In a massive legal victory for free speech and government accountability, the D.C. Circuit Court of Appeals has unanimously ruled in X’s favor to limit the U.S. government’s ability to issue gag orders. These gag orders prevent X from notifying anyone, including its customers, that it has provided user information to the government in response to search warrants or subpoenas.
The case dates back to last year, when the government issued a subpoena to X demanding personal information about two former FBI agents—one of them Empower Oversight whistleblower Garret O’Boyle, who had testified to Congress about political bias and misconduct within the Bureau. Along with the subpoena came a blanket gag order that barred X from telling anyone about the request. X argued that the request could be retaliatory, given that their customers had blown the whistle to Congress about FBI misconduct.
“The DC Circuit’s ruling in this case is a step in the right direction, and we hope this, along with our own case, will lead to additional transparency and accountability when the government uses non-disclosure orders,” said Tristan Leavitt, president of Empower Oversight.
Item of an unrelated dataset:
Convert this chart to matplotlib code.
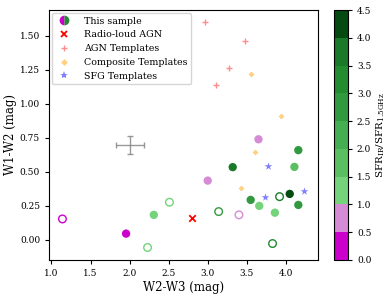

O’Boyle had blown the whistle on the FBI’s mistreatment of politically right-leaning groups. The FBI suspended his security clearance and paycheck during an indefinite suspension that is still in effect.
X argued that the gag order associated with the subpoena violated federal law. Now, the D.C. Circuit has unanimously agreed, striking down the blanket gag order and affirming that the government exceeded its authority. This means that social media platforms can now choose to notify the public when the government issues a subpoena for their data, unless there is a specific gag order that complies with the government’s obligation to justify a legitimate need for secrecy.
This ruling has wide-reaching impact for free speech and ensures transparency in the U.S. government’s efforts to perform surveillance against its citizens when pursuing data from private companies.
It also sets an important precedent for how whistleblowers—and the platforms that receive government demands—can challenge overreach in the future.
In a separate but related lawsuit, Empower Oversight sued the federal government in May 2024, after its founder, Jason Foster, learned that the Justice Department subpoenaed activity logs of the personal phone and email accounts of members of Congress and more than 40 staff members for congressional committees, including Foster. Each year for five years, the department secretly obtained gag orders from the court to prevent Google and other service providers from notifying their Legislative Branch customers that the providers had disclosed their records to the Executive Branch. At the time of the subpoena, Foster was Chairman Chuck Grassley’s chief investigator on the Senate Judiciary Committee.
The lawsuit, currently before the same court—U.S. Court of Appeals for the District of Columbia—seeks to unseal the Justice Department’s court filings that supposedly justified the 5 years of gag orders that prevented Google from notifying members of Congress and committee staff members that the Executive Branch had collected their communications data.